Some limitations of our study must be reported. Firstly, as a purposive sample of journals, our results must only be referred to the journals we have studied. In any case, we have selected high profile literature (in terms of impact factor and professional acknowledgement) under the hypothesis that these journals should accomplish high standards of reporting more frequently than others. If this hypothesis is true, worse results should be expected in the remaining literature but our data is not able to state this. Secondly, it could be argued that factors exist which were not considered in this study. Even though this could be true, the vast majority of variation in reporting harm in the abstract was explained by the presence of harm in the body of the article (ROC curve area equals 0.73 when logistic models were fitted). Therefore, the potential effect of other factors would be residual in any case. Finally, due to the fact that we used an instrument to retrieve the information from the RCTs, and two independent blinded reviewers were involved, misclassification could be argued as a possible source of bias. Even though bias is possible, agreement between both reviewers was assessed before consensus and they reached an accuracy index over 75% in the main variables.

Implications

Abstracts are the most widely read summaries of research findings and are an important source of information for clinicians and policy makers; particularly abstracts of phase III&IV RCTs published in high profile journals. Additionally, the electronic abstract of almost all published articles can easily be obtained from electronic databases. Both elements combined with the fact that a third of the articles in our sample did not report harm and more than half the studies that documented harm in the body of the article failed to report this harm in the abstract strongly support the reporting policies suggested by the two latest CONSORT statements; particularly in those aspects related to appropriate database indexing and information retrieval [21] and reporting important adverse (or unexpected) effects of an intervention [22].

However, our results suggest a new perspective to the statement because the probability of reporting harm in the abstract is mainly driven by the statistical significance rather than the "clinical relevance" of the finding. Probably, a more specific statement will be needed in order to determine what "important adverse (or unexpected) effects of an intervention" mean for the statement: whether it be statistical significance (which is influenced by the statistical power of the RCTs to detect harm), or clinical importance (which entails a more difficult definition).

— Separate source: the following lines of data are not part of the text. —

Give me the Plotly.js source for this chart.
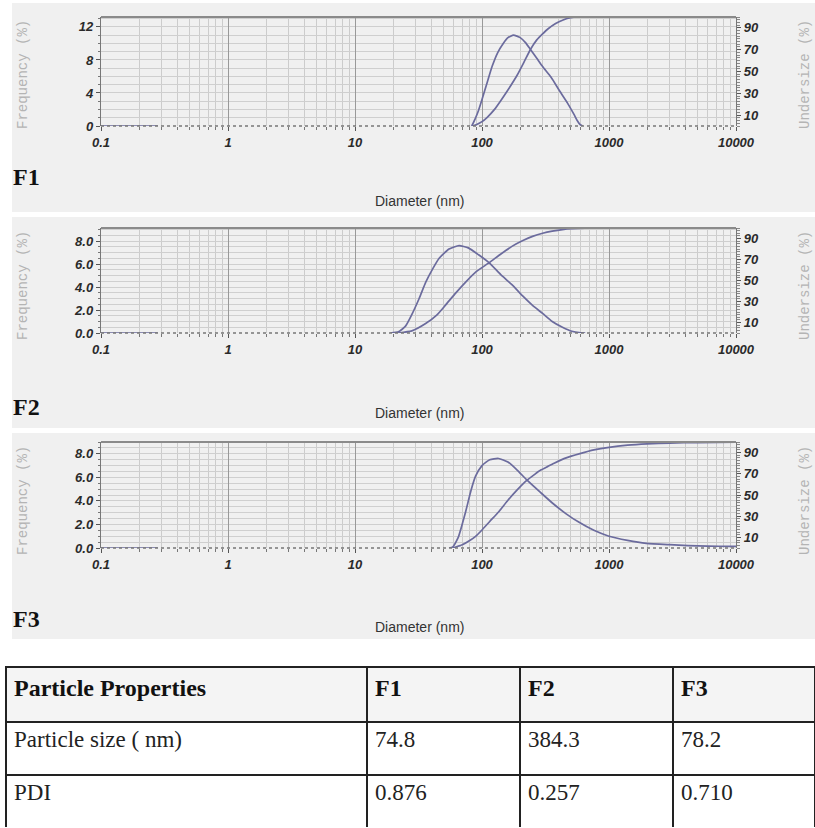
<!DOCTYPE html>
<html>
<head>
<meta charset="utf-8">
<script src="https://cdn.plot.ly/plotly-3.0.1.min.js"></script>
<style>html,body{margin:0;padding:0;background:#fff;}#chart{width:815px;height:828px;}</style>
</head>
<body>
<div id="chart"></div>
<script>
// ---------------- data ----------------
// diameters in nm, frequency in %, cumulative undersize in %
var f1FreqX = [83, 88, 94, 100, 110, 120, 133, 147, 160, 177, 200, 220, 240, 270, 300, 350, 410, 470, 530, 560, 590, 620];
var f1FreqY = [0, 0.8, 1.9, 3.2, 5.3, 7.2, 8.9, 10.0, 10.7, 11.0, 10.7, 10.1, 9.3, 8.2, 7.2, 5.9, 4.2, 2.8, 1.4, 0.7, 0.2, 0];
var f1CumX  = [83, 90, 100, 110, 125, 140, 160, 190, 215, 240, 270, 300, 330, 380, 440, 500, 560, 10000];
var f1CumY  = [0, 1.2, 4, 8, 15, 23, 33, 47, 59, 70, 79, 84.5, 89, 94, 97.5, 99.3, 100, 100];

var f2FreqX = [19, 22, 25, 28, 32, 36, 41, 46, 55, 66, 78, 94, 114, 140, 172, 210, 250, 300, 357, 430, 510, 600, 650];
var f2FreqY = [0, 0.1, 0.6, 1.6, 3.0, 4.4, 5.6, 6.5, 7.3, 7.6, 7.4, 6.8, 6.1, 5.1, 4.2, 3.2, 2.4, 1.7, 1.0, 0.5, 0.15, 0.02, 0];
var f2CumX  = [22, 28, 36, 44, 52, 62, 75, 90, 114, 140, 172, 210, 250, 300, 357, 430, 510, 650, 1000, 10000];
var f2CumY  = [0, 2, 9, 17, 27, 38, 49, 58.5, 67, 75, 82.5, 88, 92, 95, 97, 98.5, 99.3, 99.8, 100, 100];

var f3FreqX = [55, 59, 65, 74, 82, 89, 100, 115, 135, 160, 190, 224, 290, 360, 460, 577, 760, 1000, 1400, 1970, 3000, 4200, 6000, 8900, 10000];
var f3FreqY = [0, 0.1, 0.9, 3.0, 4.9, 6.1, 7.0, 7.5, 7.6, 7.3, 6.6, 5.8, 4.7, 3.8, 2.9, 2.2, 1.5, 1.0, 0.65, 0.4, 0.28, 0.2, 0.16, 0.14, 0.13];
var f3CumX  = [59, 70, 80, 89, 100, 115, 135, 160, 190, 224, 260, 290, 330, 370, 460, 590, 760, 1000, 1400, 2000, 3000, 5000, 10000];
var f3CumY  = [0, 3, 7, 11, 17, 25, 34, 45, 55, 63.5, 69.5, 73.5, 77, 80, 85, 89, 92.5, 95, 97, 98.2, 99, 99.5, 99.8];

// short solid zero segment at the start of every frequency axis
var baseX = [0.1, 0.28];
var baseY = [0, 0];

// ticks and labels
var xTickVals = [0.1, 1, 10, 100, 1000, 10000];
var xTickText = ['0.1', '1', '10', '100', '1000', '10000'];
var f1FreqTickVals = [0, 4, 8, 12];
var f1FreqTickText = ['0', '4', '8', '12'];
var f23FreqTickVals = [0, 2, 4, 6, 8];
var f23FreqTickText = ['0.0', '2.0', '4.0', '6.0', '8.0'];
var undersizeTickVals = [10, 30, 50, 70, 90];
var undersizeTickText = ['10', '30', '50', '70', '90'];

var panelNames = ['F1', 'F2', 'F3'];
var xTitle = 'Diameter (nm)';
var freqTitle = 'Frequency (%)';
var underTitle = 'Undersize (%)';

// table
var tableHeader = ['Particle Properties', 'F1', 'F2', 'F3'];
var propNames = ['Particle size ( nm)', 'PDI'];
var f1Props = ['74.8', '0.876'];
var f2Props = ['384.3', '0.257'];
var f3Props = ['78.2', '0.710'];

// ---------------- layout helpers ----------------
var W = 815, H = 828;
function PX(p) { return p / W; }
function PY(p) { return 1 - p / H; }

var curveColor = '#6b6b9d';
var tickFont = {family: 'Liberation Sans, Arial, sans-serif', size: 13, color: '#2a2a2a', weight: 'bold', style: 'italic'};

// pixel geometry of the three panels
var panels = [
  {top: 17,  bottom: 126, freqMax: 13.2, fTV: f1FreqTickVals, fTT: f1FreqTickText, fMinor: 1,
   bgTop: 3, bgBottom: 212, lblY: 177, titleY: 201, yTitleC: 75},
  {top: 228, bottom: 333, freqMax: 9.13, fTV: f23FreqTickVals, fTT: f23FreqTickText, fMinor: 0.5,
   bgTop: 217, bgBottom: 428, lblY: 407, titleY: 413, yTitleC: 286},
  {top: 442, bottom: 548, freqMax: 9.0, fTV: f23FreqTickVals, fTT: f23FreqTickText, fMinor: 0.5,
   bgTop: 433, bgBottom: 639, lblY: 619, titleY: 627, yTitleC: 501}
];
var xLeft = 101, xRight = 736;

var freqX = [f1FreqX, f2FreqX, f3FreqX];
var freqY = [f1FreqY, f2FreqY, f3FreqY];
var cumX = [f1CumX, f2CumX, f3CumX];
var cumY = [f1CumY, f2CumY, f3CumY];

var data = [];
var layout = {
  width: W, height: H,
  margin: {l: 0, r: 0, t: 0, b: 0},
  paper_bgcolor: '#ffffff',
  plot_bgcolor: '#fcfcfc',
  showlegend: false,
  shapes: [],
  annotations: []
};

panels.forEach(function (p, i) {
  var xa = i === 0 ? 'x' : 'x' + (i + 1);
  var ya = i === 0 ? 'y' : 'y' + (2 * i + 1);
  var yb = 'y' + (2 * i + 2);
  var xKey = i === 0 ? 'xaxis' : 'xaxis' + (i + 1);
  var yKey = i === 0 ? 'yaxis' : 'yaxis' + (2 * i + 1);
  var ybKey = 'yaxis' + (2 * i + 2);

  data.push({type: 'scatter', mode: 'lines', x: baseX, y: baseY, xaxis: xa, yaxis: ya,
             line: {color: curveColor, width: 1.6}, hoverinfo: 'skip'});
  data.push({type: 'scatter', mode: 'lines', x: freqX[i], y: freqY[i], xaxis: xa, yaxis: ya,
             line: {color: curveColor, width: 1.7, shape: 'spline', smoothing: 0.5}, name: panelNames[i] + ' frequency'});
  data.push({type: 'scatter', mode: 'lines', x: cumX[i], y: cumY[i], xaxis: xa, yaxis: yb,
             line: {color: curveColor, width: 1.7, shape: 'spline', smoothing: 0.5}, name: panelNames[i] + ' undersize'});

  layout[xKey] = {
    type: 'log', range: [-1, 4], domain: [PX(xLeft), PX(xRight)], anchor: ya,
    tickmode: 'array', tickvals: xTickVals, ticktext: xTickText,
    tickfont: tickFont, ticks: 'outside', ticklen: 4, tickcolor: '#555',
    showgrid: true, gridcolor: '#999999', gridwidth: 1,
    minor: {dtick: 'D1', ticks: 'outside', ticklen: 3, tickcolor: '#777', showgrid: true, gridcolor: '#cccccc', gridwidth: 1},
    showline: false, zeroline: false, fixedrange: true
  };
  layout[yKey] = {
    range: [0, p.freqMax], domain: [PY(p.bottom), PY(p.top)], anchor: xa,
    tickmode: 'array', tickvals: p.fTV, ticktext: p.fTT, tickfont: tickFont,
    ticks: 'outside', ticklen: 4, tickcolor: '#555',
    showgrid: false, zeroline: false,
    minor: {dtick: p.fMinor, ticks: 'outside', ticklen: 2, tickcolor: '#777', showgrid: true, gridcolor: '#cfcfcf', gridwidth: 1},
    showline: true, linecolor: '#777', linewidth: 1.2, fixedrange: true
  };
  layout[ybKey] = {
    range: [0, 100], overlaying: ya, side: 'right', anchor: xa,
    tickmode: 'array', tickvals: undersizeTickVals, ticktext: undersizeTickText, tickfont: tickFont,
    ticks: 'outside', ticklen: 4, tickcolor: '#555',
    minor: {dtick: 2.5, ticks: 'outside', ticklen: 3, tickcolor: '#888', showgrid: false},
    showgrid: false, zeroline: false,
    showline: true, linecolor: '#777', linewidth: 1.2, fixedrange: true
  };

  // panel background
  layout.shapes.push({type: 'rect', xref: 'paper', yref: 'paper', layer: 'below',
    x0: PX(12), x1: 1, y0: PY(p.bgBottom), y1: PY(p.bgTop), fillcolor: '#f0f0f0', line: {width: 0}});
  // top border of plot box
  layout.shapes.push({type: 'line', xref: xa + ' domain', yref: ya + ' domain', x0: 0, x1: 1, y0: 1, y1: 1,
    line: {color: '#8a8a8a', width: 2}});
  // dotted baseline
  layout.shapes.push({type: 'line', xref: xa + ' domain', yref: ya + ' domain', x0: 0, x1: 1, y0: 0, y1: 0,
    line: {color: '#777', width: 1.3, dash: 'dot'}});

  layout.annotations.push({xref: 'paper', yref: 'paper', x: PX(419), y: PY(p.titleY), text: xTitle, showarrow: false,
    font: {family: 'Liberation Sans, Arial, sans-serif', size: 14, color: '#333'}, xanchor: 'center', yanchor: 'middle'});
  layout.annotations.push({xref: 'paper', yref: 'paper', x: PX(11), y: PY(p.lblY), text: '<b>' + panelNames[i] + '</b>', showarrow: false,
    font: {family: 'Liberation Serif, Times New Roman, serif', size: 24, color: '#111'}, xanchor: 'left', yanchor: 'middle'});
  layout.annotations.push({xref: 'paper', yref: 'paper', x: PX(23), y: PY(p.yTitleC), text: freqTitle, showarrow: false, textangle: -90,
    font: {family: 'Liberation Mono, DejaVu Sans Mono, monospace', size: 14, color: '#b4b4b4'}, xanchor: 'center', yanchor: 'middle'});
  layout.annotations.push({xref: 'paper', yref: 'paper', x: PX(805), y: PY(p.yTitleC), text: underTitle, showarrow: false, textangle: -90,
    font: {family: 'Liberation Mono, DejaVu Sans Mono, monospace', size: 14, color: '#b4b4b4'}, xanchor: 'center', yanchor: 'middle'});
});

var serif = 'Liberation Serif, Times New Roman, serif';
data.push({
  type: 'table',
  domain: {x: [PX(6), 1], y: [0, PY(667)]},
  columnwidth: [361, 153, 153, 142],
  header: {
    values: tableHeader.map(function (t) { return '<b>' + t + '</b>'; }),
    align: 'left', height: 55,
    font: {family: serif, size: 24, color: '#111'},
    fill: {color: '#f4f4f4'},
    line: {color: '#222', width: 1.5}
  },
  cells: {
    values: [propNames, f1Props, f2Props, f3Props],
    align: 'left', height: 53,
    font: {family: serif, size: 23, color: '#222'},
    fill: {color: '#ffffff'},
    line: {color: '#222', width: 1.5}
  }
});

Plotly.newPlot('chart', data, layout, {displayModeBar: false, staticPlot: true});
</script>
</body>
</html>
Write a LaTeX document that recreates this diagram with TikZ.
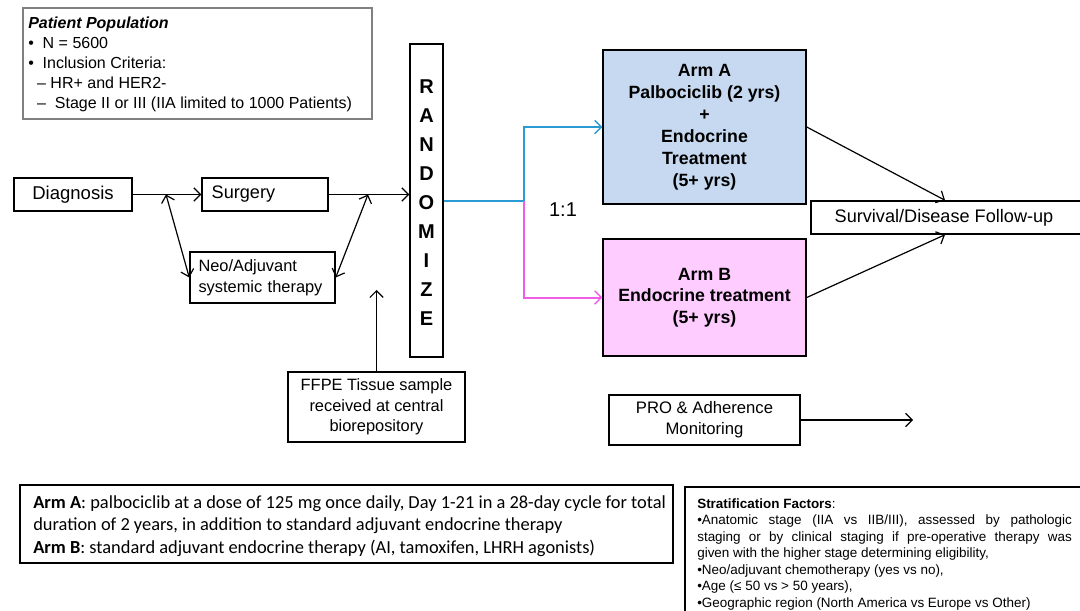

Finally, our study suggests that to better reach CONSORT objectives, a new rationale of reporting harm should be adopted, resting on the need for clinicians and policy makers to understand that almost all interventions have both benefits and harm.

Conclusion

In conclusion, abstracts published in high impact factor medical journals underreport harm even when the articles provide information in the main body of the article. The results should encourage researchers, public funding institutions and editors to pay more attention to the way benefits and harm are reported.